Passei a ser um filho que abraçava mais, um namorado que beijava mais, um ser humano capaz de entregar mais o afeto que sempre sentia dentro de mim mas que por vezes ficava contido ao verbo ou em atitudes que o demonstravam através da matéria. Mas o toque é fundamental. Ele une. E a psicanálise fez isso por mim. Não sei bem como e nem porquê.
O processo psicanalítico te desfralda, te despe, te proporciona autoconhecimento mas, acima de tudo, parece te redimir de alguma forma. Em que pese os que não acreditam nesse caminho, nos detratores, nos cientificistas, ninguém é detentor das verdades existenciais. Posso garantir que mesmo sendo uma constatação empírica, a terapia me socorreu.
Agora, em 2024, começo uma nova fase de minha vida cujo o objetivo é uma formação com o fito de clinicar. Começo os estudos já com alguma bagagem oriunda de muita leitura obtida por amor ao tema, com o fato de ter feito psicanálise por alguns anos, e também com o retorno à terapia. O curso direcionado e com plano de aplicação profissional me traz uma enorme alegria e alento imediato, vez que é algo de que sempre gostei. E então tudo fica mais fácil.
Em determinado momento de minha adolescência uma pessoa muito importante para mim me disse que deveria optar pelo dinheiro e assim o fiz. E ela errou. Ao contrário do entendimento mais vagabundo e popular, nunca fui feliz através dele. Acumulei coisas das quais nunca precisei e demorei muito a entender, até pelo ecossistema onde acabei por viver, que a matéria jamais nos satisfará. Pode nos trazer conforto e uma falsa ilusão de contentamento e segurança, mas que se desfará na primeira perda significativa em sua vida. Caixão não tem gaveta.
Em 2023 eu virei o leme e isso foi o maior presente que poderia ter sido me dado. Após a tempestade sempre vem a calmaria.
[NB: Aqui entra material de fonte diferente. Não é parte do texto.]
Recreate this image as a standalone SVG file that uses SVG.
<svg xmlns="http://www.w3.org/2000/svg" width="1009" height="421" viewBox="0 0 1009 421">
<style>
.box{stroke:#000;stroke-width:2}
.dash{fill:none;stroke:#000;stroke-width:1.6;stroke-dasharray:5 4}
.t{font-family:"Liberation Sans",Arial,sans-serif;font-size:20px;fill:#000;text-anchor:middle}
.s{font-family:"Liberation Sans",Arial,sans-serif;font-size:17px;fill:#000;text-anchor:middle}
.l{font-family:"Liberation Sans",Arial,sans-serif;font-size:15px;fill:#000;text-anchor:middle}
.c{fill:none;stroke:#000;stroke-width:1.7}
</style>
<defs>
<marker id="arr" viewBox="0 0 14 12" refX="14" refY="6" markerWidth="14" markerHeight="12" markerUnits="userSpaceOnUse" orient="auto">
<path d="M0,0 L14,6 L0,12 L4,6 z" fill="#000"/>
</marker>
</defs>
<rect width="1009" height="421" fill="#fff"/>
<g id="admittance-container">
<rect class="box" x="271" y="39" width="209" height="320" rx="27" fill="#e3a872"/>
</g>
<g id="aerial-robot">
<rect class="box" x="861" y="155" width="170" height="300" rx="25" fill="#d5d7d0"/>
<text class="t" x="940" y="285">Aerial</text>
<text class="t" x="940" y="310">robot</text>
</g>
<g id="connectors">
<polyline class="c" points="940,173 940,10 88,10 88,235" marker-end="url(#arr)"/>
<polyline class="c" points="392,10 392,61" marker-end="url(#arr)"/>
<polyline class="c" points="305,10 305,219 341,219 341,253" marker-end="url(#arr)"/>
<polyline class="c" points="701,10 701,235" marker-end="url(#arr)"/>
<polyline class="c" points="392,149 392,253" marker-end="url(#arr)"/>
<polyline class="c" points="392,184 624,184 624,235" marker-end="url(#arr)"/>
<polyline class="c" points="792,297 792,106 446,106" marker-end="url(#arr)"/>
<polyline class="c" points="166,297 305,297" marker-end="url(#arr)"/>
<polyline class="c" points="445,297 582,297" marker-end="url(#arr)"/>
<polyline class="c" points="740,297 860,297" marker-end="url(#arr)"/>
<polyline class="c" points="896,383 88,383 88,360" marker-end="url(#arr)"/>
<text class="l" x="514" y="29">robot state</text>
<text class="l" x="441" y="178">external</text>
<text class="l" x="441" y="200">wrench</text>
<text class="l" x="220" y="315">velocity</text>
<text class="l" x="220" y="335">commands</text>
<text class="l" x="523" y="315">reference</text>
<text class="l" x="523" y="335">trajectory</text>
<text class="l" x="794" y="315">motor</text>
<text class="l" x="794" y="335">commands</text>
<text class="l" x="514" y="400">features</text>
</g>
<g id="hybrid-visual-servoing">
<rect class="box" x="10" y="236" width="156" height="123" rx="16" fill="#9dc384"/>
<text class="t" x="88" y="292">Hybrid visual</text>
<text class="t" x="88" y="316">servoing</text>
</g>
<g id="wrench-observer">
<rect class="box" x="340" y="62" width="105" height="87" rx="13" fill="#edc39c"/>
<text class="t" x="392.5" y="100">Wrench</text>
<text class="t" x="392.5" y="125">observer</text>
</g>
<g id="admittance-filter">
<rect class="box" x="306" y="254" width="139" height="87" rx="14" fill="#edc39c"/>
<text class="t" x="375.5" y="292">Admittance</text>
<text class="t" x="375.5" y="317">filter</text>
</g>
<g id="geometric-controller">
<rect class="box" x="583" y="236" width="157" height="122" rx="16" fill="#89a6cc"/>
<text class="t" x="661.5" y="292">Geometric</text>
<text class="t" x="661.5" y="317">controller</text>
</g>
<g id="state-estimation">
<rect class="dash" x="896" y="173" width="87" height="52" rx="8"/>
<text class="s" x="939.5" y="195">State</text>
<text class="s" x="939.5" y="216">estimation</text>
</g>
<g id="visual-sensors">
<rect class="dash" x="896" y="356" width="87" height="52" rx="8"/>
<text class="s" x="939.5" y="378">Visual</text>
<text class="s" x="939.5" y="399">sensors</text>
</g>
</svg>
Sempre tentei ajudar aos outros dentro de minha profissão, fosse fazendo audiências gratuitamente, fosse através de ações "pro bono" como tentativa de ajudar a quem precisava e não podia pagar, fosse como tentativa inconsciente de ajudar a mim mesmo. Esse é um fato pessoal que nunca havia revelado, porque qualquer movimento em direção à caridade deve ser anônimo, e se não o for, se torna propaganda.
Em algum tempo espero estar do outro lado do divã, ainda tentando ajudar os outros, atento às vicissitudes dessa sociedade moderna em suas exigências infinitas e que têm levado tantos ao desalento e a se perderem de si mesmos. A terapia real começa antes mesmo de entrarmos na sala do terapeuta, ela se inicia no desejo e no reconhecimento de que algo precisa ser mudado e trabalhado.
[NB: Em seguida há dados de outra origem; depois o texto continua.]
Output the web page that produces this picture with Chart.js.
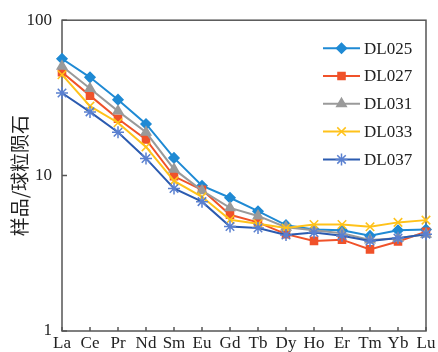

Muitos sabem que precisam fazer terapia, e mesmo possuindo condições, não a buscam porque não possuem a força ou a coragem para reconhecer isso. E então passarão suas vidas se anestesiando, convivendo simbioticamente com seus demônios internos ao invés de tentar vencê-los.
Sim, nossa infância nos relegou traumas e experiências que nos afetam em nossa idade adulta. Muitas vezes reagimos a esses traumas sem reconhecê-los, nos defendendo psiquicamente de forma atabalhoada para sobrevivermos ao cotidiano. Tratar a mente é absolutamente tão importante quanto tratar o corpo. Traumas complexos aderem e afetam nosso sistema nervoso, nos causando um número enorme de doenças "físicas" e "observáveis" que "milagrosamente" parecem sumir com a terapia.
Parece que a busca pela solução mais fácil e imediata se tornou comezinha em um mundo tão acelerado. A geração Rivotril não se deu conta de que os psicofarmacotrópicos tratam mas não curam. O que "cura" é falar. E as pessoas parecem cada vez mais mudas. Falar com o celular não conta.
A terapia sempre me ajudou e é importante ressaltar que o processo com o psicanalista um dia acaba, mas o processo com a psicanálise jamais termina. Porque a evolução é sempre contínua. Nesse sentido, a busca real é pela qualidade de vida, é pelo crescimento, e assim, pela felicidade. A real. Aquela que reside não no atendimento a desejos, mas no contentamento do que é necessário, humano e genuíno. E tal felicidade reside no afeto.